オーチョアトラスではフォローのひとに自分の前を動いてもらわねばならないのだが、どう動いてもらえばいいか分からず相手の体に触れている手がうろうろする。相手の人が初心者に不馴れだと完全に寒天と話しているかのようですいませんと思うし、かといってベテランの人にフォローしてもらいながらやるのもどうにも情けなくて苦しい。
頼みの綱の先生は、初めてタンゴをやりに来た人をフォローするので手いっぱいだ。

苦しすぎてプライベートレッスンは普通いつからするものなのか訊いてしまった。いつでもいい、もし今やったらブースターかけたスタートになるねとのこと。やったら私、もっとちゃんとリードというものをできるってこと……?!と悪魔が囁くが、残念ながら手持ちのお金はそんなにない。でもやりたい、もっとうまくなりたい、早くだ、あとではなく今。でも、あと一か月くらい(つまりあと四回くらい通ったら)、一度くらい試してもいいんじゃないかなと思っている。アルゼンチンタンゴへの興味はリード側に回ってからはぐんぐんと成長しているが、可能ならば週に二回行ってみたい……と囁きが再び聞こえてくるのを聞かないふりをする。生活と仕事があるので。無理なものは無理だ。
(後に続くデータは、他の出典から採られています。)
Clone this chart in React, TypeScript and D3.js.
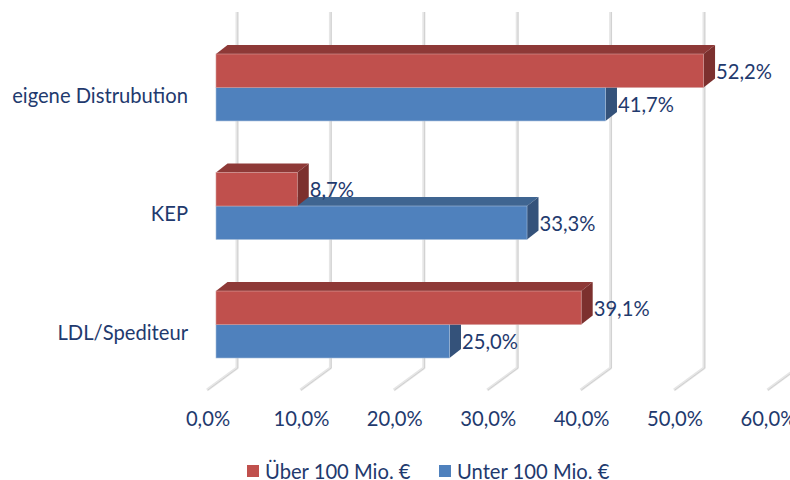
import React from 'react';
import * as d3 from 'd3';

const categories = ['eigene Distrubution', 'KEP', 'LDL/Spediteur'];
const seriesNames = ['Über 100 Mio. €', 'Unter 100 Mio. €'];
const over100 = [52.2, 8.7, 39.1];
const under100 = [41.7, 33.3, 25.0];
const ticks = [0, 10, 20, 30, 40, 50, 60];

const WIDTH = 790;
const HEIGHT = 480;
const FONT = 'Lato, Carlito, sans-serif';
const FONT_SIZE = 20.2;
const TEXT = '#1f3a6e';

const palette = [
  { front: '#c0504d', top: '#8e3937', side: '#7c302e', edge: '#d49a98' },
  { front: '#4f81bd', top: '#3f6591', side: '#34527a', edge: '#a3bcd9' },
];

// bar depth and wall depth of the fake 3d box
const BAR_DX = 11.5;
const BAR_DY = -9;
const WALL_DX = 21;
const WALL_TOP = 12;
const WALL_BOTTOM = 368;
const FLOOR_DX = -30;
const FLOOR_DY = 22;

const x = d3.scaleLinear().domain([0, 60]).range([216, 776.4]);
const y = d3.scaleBand<string>().domain(categories).range([54, 358]).paddingInner(0.435);
const inner = d3.scaleBand<number>().domain([0, 1]).range([0, y.bandwidth()]);

const fmt = (v: number) => v.toFixed(1).replace('.', ',') + '%';

const Bar: React.FC<{ value: number; top: number; height: number; colors: typeof palette[number] }> = ({ value, top, height, colors }) => {
  const x0 = x(0);
  const x1 = x(value);
  const bottom = top + height;
  return (
    <g>
      <path
        d={`M${x0} ${top}L${x0 + BAR_DX} ${top + BAR_DY}H${x1 + BAR_DX}L${x1} ${top}Z`}
        fill={colors.top}
      />
      <path
        d={`M${x1} ${top}L${x1 + BAR_DX} ${top + BAR_DY}V${bottom + BAR_DY}L${x1} ${bottom}Z`}
        fill={colors.side}
      />
      <rect x={x0} y={top} width={x1 - x0} height={height} fill={colors.front} stroke={colors.edge} strokeWidth={0.6} />
    </g>
  );
};

const App: React.FC = () => {
  const series = [over100, under100];
  return (
    <svg
      width={WIDTH}
      height={HEIGHT}
      viewBox={`0 0 ${WIDTH} ${HEIGHT}`}
      style={{ position: 'absolute', left: 0, top: 0, background: '#fff', fontFamily: FONT }}
    >
      {/* Wall and floor gridlines */}
      {ticks.map(t => {
        const bx = x(t) + WALL_DX;
        const path = `M${bx} ${WALL_TOP}V${WALL_BOTTOM}L${bx + FLOOR_DX} ${WALL_BOTTOM + FLOOR_DY}`;
        return (
          <g key={t} fill="none">
            <path d={path} stroke="#e6e6e6" strokeWidth={3} />
            <path d={path} stroke="#cdcdcd" strokeWidth={0.9} transform="translate(0.8,0)" />
          </g>
        );
      })}

      {/* Bars, blue first so the red one sits in front of its top face */}
      {categories.map((c, i) => (
        <g key={c}>
          {[1, 0].map(s => (
            <Bar
              key={s}
              value={series[s][i]}
              top={(y(c) as number) + (inner(s) as number)}
              height={inner.bandwidth()}
              colors={palette[s]}
            />
          ))}
        </g>
      ))}

      {/* Data labels */}
      {categories.map((c, i) =>
        series.map((vals, s) => (
          <text
            key={c + s}
            x={x(vals[i]) + BAR_DX + 1}
            y={(y(c) as number) + (inner(s) as number) + inner.bandwidth() / 2 + 1}
            dy="0.35em"
            fontSize={FONT_SIZE}
            fill={TEXT}
          >
            {fmt(vals[i])}
          </text>
        ))
      )}

      {/* Category labels */}
      {categories.map(c => (
        <text
          key={c}
          x={188}
          y={(y(c) as number) + y.bandwidth() / 2 + 8}
          dy="0.35em"
          textAnchor="end"
          fontSize={FONT_SIZE}
          fill={TEXT}
        >
          {c}
        </text>
      ))}

      {/* Value axis labels */}
      {ticks.map(t => (
        <text key={t} x={x(t) - 8} y={419} dy="0.35em" textAnchor="middle" fontSize={FONT_SIZE} fill={TEXT}>
          {fmt(t)}
        </text>
      ))}

      {/* Legend */}
      {seriesNames.map((name, i) => {
        const lx = i === 0 ? 247 : 439;
        return (
          <g key={name}>
            <rect x={lx} y={465} width={12} height={12} fill={palette[i].front} />
            <text x={lx + 18} y={471.5} dy="0.35em" fontSize={FONT_SIZE} fill={TEXT}>
              {name}
            </text>
          </g>
        );
      })}
    </svg>
  );
};

export default App;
現時点でレッスンでは私の立場を指しながらたいてい「男性の側は~」と言われている。それがちょっと面白くもあり、普段"女性"と言われ続けている身からするとうまくトントンになる感触がある。そうそう、こうやって私は私を揺らし続けるのだ。無理矢理でもいい。自分の立場を強引でもいいから入れ替えていたい。

きっと「男性の側は~」という言葉がつらい、”男性”として見られていてリード側に立つノンバイナリーもいるのだろう。できるだけ近いいつか、「リードは~」「フォローは~」という言葉を使う流れのほうが大きくなればいいと思う。